By January 2015, KrAZ-Spartan vehicles were present in direct combat around Donetsk airport. Later Ukrainian reporting from the Joint Forces Operation area described marine infantry units using KrAZ Spartan vehicles for combat tasks in eastern Ukraine.
Sources: White Book 2014 Armed Forces of Ukraine, National Guard Spartan SARMAT fit, Remishevskyi memorial KrAZ Spartan account, KrAZ Spartan in OOS
Narrative
In this conflict, the Spartan-family vehicle appears through the Ukrainian KrAZ-Spartan licensed derivative rather than through a foreign-supplied STREIT vehicle package. The sources tie it to Ukraine's side of the war, principally as a protected-mobility and light combat transport vehicle.
The Donetsk airport evidence shows the limits of the available public record: it documents a column under fire and vehicle losses, not a comprehensive accounting of all Spartan missions. Army Recognition separately reported that a battle-damaged KrAZ-Spartan was restored by KrAZ workers and sent back to the ATO zone, supporting continued service after battlefield damage.

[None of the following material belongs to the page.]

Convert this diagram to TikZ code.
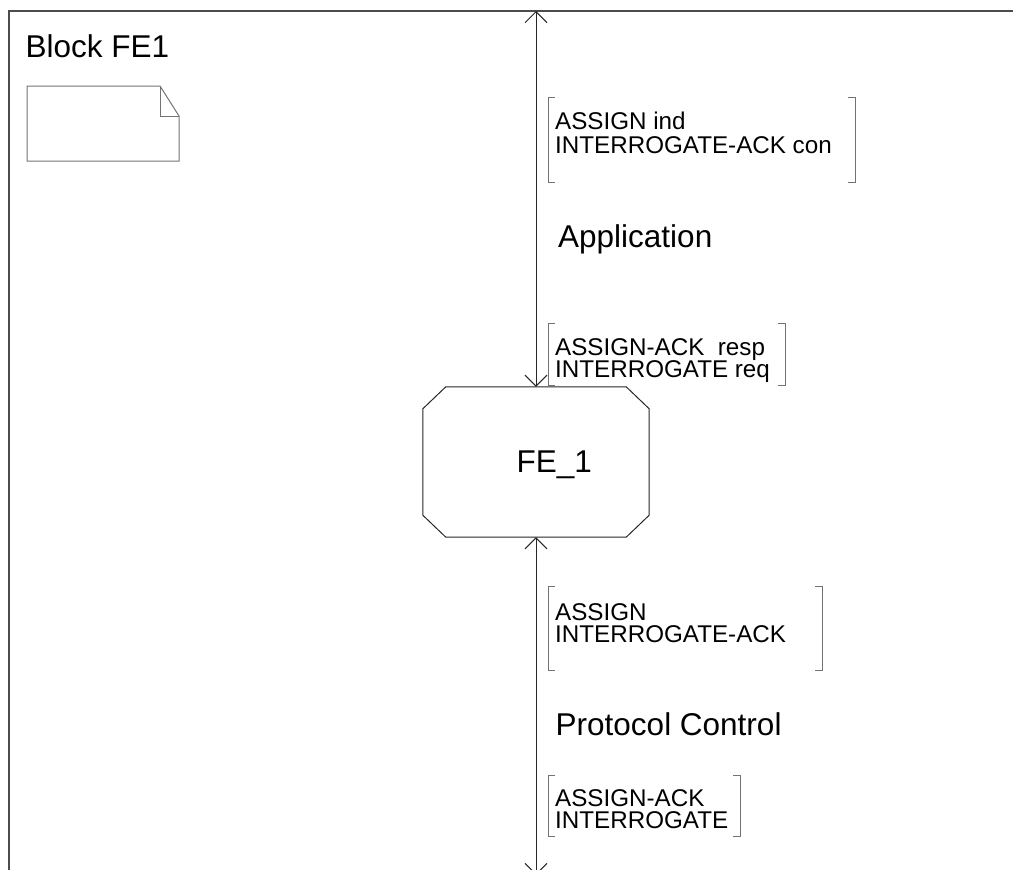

Later Joint Forces Operation reporting described KrAZ Spartan vehicles in marine-infantry service in eastern Ukraine and quoted personnel discussing their use for combat tasks and movement across difficult terrain. That evidence supports continued operational use, but it does not establish total fleet size, every unit assignment, or all weapon-module configurations.